Opinion
No. 14-60519 c/w No. 14-60749
09-02-2015
Summary Calendar Petitions for Review of Orders of the Board of Immigration Appeals
BIA No. A094 787 783
Before REAVLEY, SMITH, and CLEMENT, Circuit Judges: PER CURIAM:
Pursuant to 5TH CIR. R. 47.5, the court has determined that this opinion should not be published and is not precedent except under the limited circumstances set forth in 5TH CIR. R. 47.5.4. --------
Agueda Gricelda Caceres-De Nunez, a native and citizen of El Salvador, petitions this court for review of the decision of the Board of Immigration Appeals (BIA) dismissing her appeal from the denial of her motion to reopen her in absentia removal proceedings. She also petitions this court for review of the BIA's denial of her motion for reconsideration. We review the denial of such motions under a "highly deferential abuse-of-discretion standard" and will uphold the decision of the BIA unless it is capricious, without foundation in the evidence, or otherwise so irrational that it is arbitrary rather than the result of any perceptible rational approach. Gomez-Palacios v. Holder, 560 F.3d 354, 358 (5th Cir. 2009); Chambers v. Mukasey, 520 F.3d 445, 448 (5th Cir. 2008).

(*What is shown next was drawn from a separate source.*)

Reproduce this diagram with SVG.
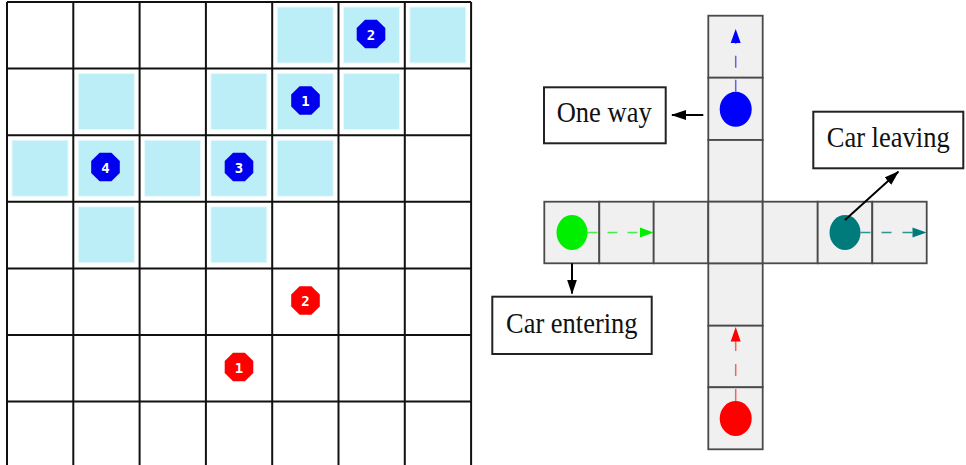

Caceres-De Nunez asserts that the BIA abused its discretion in refusing to reopen the removal proceedings on account of changed country conditions in El Salvador. See 8 U.S.C. § 1229a(c)(7)(C)(ii). She argues that the BIA did not account for evidence which showed that violence against women has reached epidemic levels and that offenders often were not punished. The evidence does not, however, show a material change in country conditions between Caceres-De Nunez's 2006 removal hearing and her 2012 motion to reopen; the evidence instead reflects the ongoing nature of domestic violence in El Salvador. See Zhao v. Gonzales, 440 F.3d 405, 407 (5th Cir. 2005). Also, Caceres-De Nunez has failed to compare in any meaningful way the conditions at the time of her removal hearing and her motion to reopen to support her claim that conditions in El Salvador are materially worse. See Panjwani v. Gonzales, 401 F.3d 626, 633 (5th Cir. 2005). Thus, the BIA did not abuse its discretion in dismissing the appeal of the denial of the motion to reopen.
With respect to the denial of her motion for reconsideration, Caceres-De Nunez argues that the evidence in support of her motion to reopen established a material change in country conditions and, therefore, the BIA's decision was erroneous. However, she failed to specify any error of fact or law in the BIA's decision and, instead, merely sought to challenge again whether the evidence showed that the conditions in El Salvador were meaningfully different than at the time of the removal hearing. The evidence, as noted, did not demonstrate a material change in country conditions. Therefore, the BIA did not abuse its discretion in denying Caceres-De Nunez's motion to reconsider. See Chambers, 520 F.3d at 448; 8 C.F.R. § 1003.2(b)(1).
Accordingly, the petitions for review are DENIED.